→ WHAT YOU SHOULD DO
Starting at the first line of the listing below, repeat each line up to and including the one containing "from matplotlib.ticker import". Leave out pictures.

→ DATA
####

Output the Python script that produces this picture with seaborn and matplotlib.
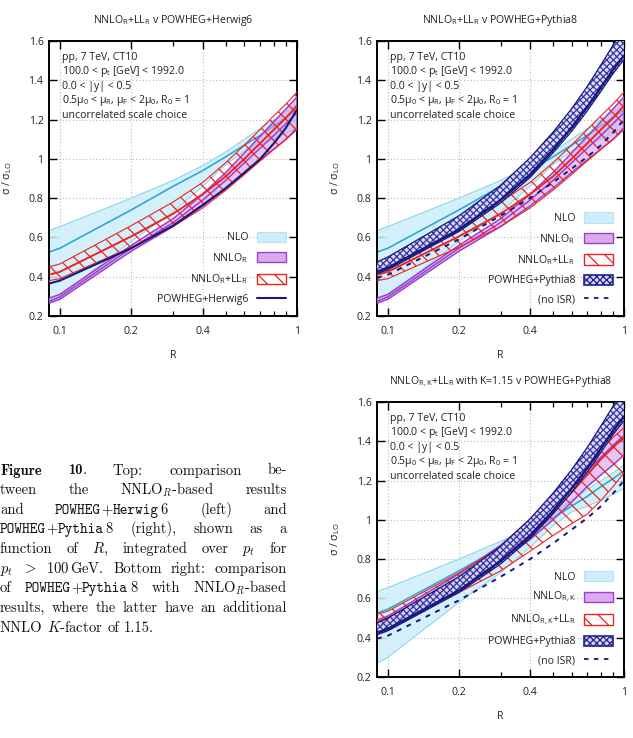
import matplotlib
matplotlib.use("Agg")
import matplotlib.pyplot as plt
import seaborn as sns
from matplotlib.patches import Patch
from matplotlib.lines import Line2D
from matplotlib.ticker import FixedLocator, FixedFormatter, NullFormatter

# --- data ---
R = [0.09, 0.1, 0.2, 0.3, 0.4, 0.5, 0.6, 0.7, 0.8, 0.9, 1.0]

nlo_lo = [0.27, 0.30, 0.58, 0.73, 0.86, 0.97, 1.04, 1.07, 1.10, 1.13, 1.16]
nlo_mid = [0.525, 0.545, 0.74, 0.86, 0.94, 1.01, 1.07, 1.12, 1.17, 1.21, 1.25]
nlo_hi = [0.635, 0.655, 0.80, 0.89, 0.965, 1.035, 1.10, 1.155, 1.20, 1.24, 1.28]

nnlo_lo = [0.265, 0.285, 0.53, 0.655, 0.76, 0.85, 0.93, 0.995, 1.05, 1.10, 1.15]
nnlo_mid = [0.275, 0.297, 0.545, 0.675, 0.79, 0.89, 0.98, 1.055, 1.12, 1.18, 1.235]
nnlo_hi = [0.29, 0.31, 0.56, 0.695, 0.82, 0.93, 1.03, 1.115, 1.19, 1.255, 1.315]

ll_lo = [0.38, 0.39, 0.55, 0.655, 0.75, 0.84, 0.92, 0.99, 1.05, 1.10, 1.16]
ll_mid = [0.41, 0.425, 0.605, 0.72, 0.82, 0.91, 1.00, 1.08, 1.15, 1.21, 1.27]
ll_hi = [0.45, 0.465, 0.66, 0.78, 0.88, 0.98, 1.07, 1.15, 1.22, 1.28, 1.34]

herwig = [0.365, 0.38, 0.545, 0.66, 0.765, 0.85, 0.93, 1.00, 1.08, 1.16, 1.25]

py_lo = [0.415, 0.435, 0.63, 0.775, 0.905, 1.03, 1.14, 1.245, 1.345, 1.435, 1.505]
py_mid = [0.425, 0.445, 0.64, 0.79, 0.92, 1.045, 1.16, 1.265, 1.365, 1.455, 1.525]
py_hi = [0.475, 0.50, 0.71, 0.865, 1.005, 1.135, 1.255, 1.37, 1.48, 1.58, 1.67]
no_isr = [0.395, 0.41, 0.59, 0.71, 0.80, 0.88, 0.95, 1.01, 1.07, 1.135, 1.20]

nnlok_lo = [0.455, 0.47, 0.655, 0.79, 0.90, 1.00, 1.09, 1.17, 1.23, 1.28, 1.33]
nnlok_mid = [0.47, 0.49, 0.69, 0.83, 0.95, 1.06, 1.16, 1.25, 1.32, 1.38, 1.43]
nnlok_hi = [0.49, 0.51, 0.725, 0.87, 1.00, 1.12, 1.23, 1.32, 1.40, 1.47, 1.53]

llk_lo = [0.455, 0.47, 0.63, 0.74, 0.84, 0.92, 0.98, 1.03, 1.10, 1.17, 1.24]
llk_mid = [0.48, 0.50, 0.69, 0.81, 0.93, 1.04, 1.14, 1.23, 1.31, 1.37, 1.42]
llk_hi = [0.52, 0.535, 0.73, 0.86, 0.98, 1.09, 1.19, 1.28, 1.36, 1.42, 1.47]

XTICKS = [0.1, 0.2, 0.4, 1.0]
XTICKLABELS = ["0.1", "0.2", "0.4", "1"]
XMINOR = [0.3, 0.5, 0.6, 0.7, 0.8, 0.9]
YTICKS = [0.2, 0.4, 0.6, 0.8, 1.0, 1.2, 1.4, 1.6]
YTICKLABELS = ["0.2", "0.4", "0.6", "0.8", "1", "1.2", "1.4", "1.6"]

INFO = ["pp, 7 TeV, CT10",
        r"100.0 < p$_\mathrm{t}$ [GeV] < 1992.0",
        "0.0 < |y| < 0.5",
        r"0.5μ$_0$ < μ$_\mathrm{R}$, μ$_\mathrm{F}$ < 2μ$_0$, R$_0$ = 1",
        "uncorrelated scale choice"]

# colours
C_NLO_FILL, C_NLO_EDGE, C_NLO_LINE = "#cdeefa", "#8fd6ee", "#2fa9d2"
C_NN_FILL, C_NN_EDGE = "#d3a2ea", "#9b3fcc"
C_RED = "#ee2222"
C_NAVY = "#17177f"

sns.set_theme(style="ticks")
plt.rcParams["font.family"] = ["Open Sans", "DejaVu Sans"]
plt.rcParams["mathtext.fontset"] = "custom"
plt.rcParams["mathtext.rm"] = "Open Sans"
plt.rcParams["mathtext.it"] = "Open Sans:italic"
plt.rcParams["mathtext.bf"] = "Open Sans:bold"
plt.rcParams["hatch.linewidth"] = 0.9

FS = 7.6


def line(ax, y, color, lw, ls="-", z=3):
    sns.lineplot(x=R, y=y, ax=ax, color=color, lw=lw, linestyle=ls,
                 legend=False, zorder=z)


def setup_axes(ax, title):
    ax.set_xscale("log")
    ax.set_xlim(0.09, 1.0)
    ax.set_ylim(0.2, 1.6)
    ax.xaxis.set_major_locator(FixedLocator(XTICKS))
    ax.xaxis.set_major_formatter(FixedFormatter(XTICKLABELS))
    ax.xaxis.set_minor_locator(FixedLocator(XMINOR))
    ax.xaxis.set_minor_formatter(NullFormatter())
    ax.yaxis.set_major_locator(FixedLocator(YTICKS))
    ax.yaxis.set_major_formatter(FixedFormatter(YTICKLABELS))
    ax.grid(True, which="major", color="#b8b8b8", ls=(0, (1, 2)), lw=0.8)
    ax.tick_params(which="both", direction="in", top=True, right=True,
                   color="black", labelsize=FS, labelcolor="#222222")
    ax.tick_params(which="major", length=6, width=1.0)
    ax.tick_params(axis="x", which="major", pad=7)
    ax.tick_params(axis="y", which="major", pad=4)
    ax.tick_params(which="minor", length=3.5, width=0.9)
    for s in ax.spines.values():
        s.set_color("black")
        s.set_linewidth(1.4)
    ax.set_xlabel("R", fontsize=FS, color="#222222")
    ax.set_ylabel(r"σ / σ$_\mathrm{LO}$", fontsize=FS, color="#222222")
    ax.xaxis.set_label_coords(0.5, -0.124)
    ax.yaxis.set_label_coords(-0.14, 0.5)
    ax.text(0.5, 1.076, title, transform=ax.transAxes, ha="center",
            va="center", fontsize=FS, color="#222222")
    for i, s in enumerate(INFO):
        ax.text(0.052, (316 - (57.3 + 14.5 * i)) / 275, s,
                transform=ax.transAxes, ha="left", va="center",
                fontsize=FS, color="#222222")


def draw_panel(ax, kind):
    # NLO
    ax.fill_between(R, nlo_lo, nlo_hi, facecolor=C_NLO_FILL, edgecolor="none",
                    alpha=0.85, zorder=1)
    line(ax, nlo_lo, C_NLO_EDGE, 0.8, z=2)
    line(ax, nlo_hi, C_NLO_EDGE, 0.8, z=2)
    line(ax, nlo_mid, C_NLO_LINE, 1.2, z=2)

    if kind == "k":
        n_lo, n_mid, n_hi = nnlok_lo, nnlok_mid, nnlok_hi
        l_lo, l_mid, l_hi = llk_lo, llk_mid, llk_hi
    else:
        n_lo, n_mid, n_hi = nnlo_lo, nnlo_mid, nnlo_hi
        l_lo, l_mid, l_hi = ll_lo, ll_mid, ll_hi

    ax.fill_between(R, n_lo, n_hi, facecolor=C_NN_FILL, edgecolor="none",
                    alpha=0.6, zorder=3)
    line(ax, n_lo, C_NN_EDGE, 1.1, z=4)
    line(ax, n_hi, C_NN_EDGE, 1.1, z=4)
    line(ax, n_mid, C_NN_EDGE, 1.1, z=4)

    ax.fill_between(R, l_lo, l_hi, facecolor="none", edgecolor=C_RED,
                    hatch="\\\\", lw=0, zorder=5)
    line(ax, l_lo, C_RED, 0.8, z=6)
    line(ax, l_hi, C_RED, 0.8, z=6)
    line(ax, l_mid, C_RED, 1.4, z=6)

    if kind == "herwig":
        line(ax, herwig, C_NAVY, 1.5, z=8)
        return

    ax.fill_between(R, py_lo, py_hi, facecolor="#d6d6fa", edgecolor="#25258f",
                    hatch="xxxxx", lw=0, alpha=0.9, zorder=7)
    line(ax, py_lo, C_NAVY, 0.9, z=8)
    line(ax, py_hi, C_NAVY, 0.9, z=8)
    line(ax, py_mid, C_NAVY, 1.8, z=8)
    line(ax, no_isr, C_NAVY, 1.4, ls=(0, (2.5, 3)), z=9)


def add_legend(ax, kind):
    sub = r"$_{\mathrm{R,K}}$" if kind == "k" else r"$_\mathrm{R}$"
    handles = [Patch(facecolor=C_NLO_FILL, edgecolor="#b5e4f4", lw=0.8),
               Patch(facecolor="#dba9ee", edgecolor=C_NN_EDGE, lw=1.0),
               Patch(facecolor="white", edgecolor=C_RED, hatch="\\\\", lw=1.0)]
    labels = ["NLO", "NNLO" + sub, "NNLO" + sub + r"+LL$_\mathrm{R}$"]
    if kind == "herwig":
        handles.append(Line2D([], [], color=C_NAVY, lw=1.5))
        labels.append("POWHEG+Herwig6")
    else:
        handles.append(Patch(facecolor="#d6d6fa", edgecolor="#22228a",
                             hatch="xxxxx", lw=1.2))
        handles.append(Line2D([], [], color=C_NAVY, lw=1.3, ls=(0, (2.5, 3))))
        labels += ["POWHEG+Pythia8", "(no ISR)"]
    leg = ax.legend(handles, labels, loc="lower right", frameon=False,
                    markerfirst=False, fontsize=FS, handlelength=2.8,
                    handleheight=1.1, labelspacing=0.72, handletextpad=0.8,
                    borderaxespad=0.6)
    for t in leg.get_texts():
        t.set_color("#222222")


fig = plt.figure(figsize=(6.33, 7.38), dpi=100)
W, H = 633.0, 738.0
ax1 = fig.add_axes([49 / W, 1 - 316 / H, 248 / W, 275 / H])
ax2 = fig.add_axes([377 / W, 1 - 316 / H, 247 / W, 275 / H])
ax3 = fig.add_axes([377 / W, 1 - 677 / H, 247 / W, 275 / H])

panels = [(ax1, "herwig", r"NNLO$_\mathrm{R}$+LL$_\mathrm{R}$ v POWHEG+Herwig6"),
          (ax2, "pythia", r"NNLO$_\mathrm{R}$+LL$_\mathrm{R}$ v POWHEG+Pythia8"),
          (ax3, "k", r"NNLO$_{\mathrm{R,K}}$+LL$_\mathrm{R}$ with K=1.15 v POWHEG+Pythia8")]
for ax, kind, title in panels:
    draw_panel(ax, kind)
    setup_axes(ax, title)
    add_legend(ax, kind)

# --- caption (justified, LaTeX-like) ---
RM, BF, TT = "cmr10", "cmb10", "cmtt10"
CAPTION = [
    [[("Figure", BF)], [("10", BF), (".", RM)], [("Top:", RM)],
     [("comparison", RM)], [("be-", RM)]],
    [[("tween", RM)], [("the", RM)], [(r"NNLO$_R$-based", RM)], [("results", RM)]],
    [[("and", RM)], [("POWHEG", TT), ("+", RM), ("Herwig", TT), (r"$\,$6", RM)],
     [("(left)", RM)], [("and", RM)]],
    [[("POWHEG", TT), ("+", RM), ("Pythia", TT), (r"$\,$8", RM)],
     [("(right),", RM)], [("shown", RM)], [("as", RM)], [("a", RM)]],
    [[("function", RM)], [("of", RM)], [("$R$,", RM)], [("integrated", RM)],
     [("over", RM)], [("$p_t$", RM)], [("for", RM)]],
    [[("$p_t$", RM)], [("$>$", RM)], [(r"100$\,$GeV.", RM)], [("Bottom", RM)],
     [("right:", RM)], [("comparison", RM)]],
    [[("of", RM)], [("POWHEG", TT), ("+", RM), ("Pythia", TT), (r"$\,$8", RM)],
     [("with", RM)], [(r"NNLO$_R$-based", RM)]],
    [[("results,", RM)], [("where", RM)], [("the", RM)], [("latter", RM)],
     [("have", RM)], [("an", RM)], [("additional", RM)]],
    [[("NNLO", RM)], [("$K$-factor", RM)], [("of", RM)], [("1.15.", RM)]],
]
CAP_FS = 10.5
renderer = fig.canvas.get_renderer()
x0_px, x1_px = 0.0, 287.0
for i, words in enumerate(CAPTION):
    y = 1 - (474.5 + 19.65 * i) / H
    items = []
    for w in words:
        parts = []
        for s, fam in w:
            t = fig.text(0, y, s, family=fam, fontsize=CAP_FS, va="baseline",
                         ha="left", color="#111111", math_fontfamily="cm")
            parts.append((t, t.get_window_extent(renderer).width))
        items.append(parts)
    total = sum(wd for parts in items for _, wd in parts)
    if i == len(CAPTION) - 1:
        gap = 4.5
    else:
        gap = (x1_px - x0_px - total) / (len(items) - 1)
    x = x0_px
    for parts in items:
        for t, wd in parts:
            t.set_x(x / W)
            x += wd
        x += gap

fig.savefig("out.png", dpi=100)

####

→ SOLUTION TO THIS TASK
Output the Python script that produces this picture with seaborn and matplotlib.
import matplotlib
matplotlib.use("Agg")
import matplotlib.pyplot as plt
import seaborn as sns
from matplotlib.patches import Patch
from matplotlib.lines import Line2D
from matplotlib.ticker import FixedLocator, FixedFormatter, NullFormatter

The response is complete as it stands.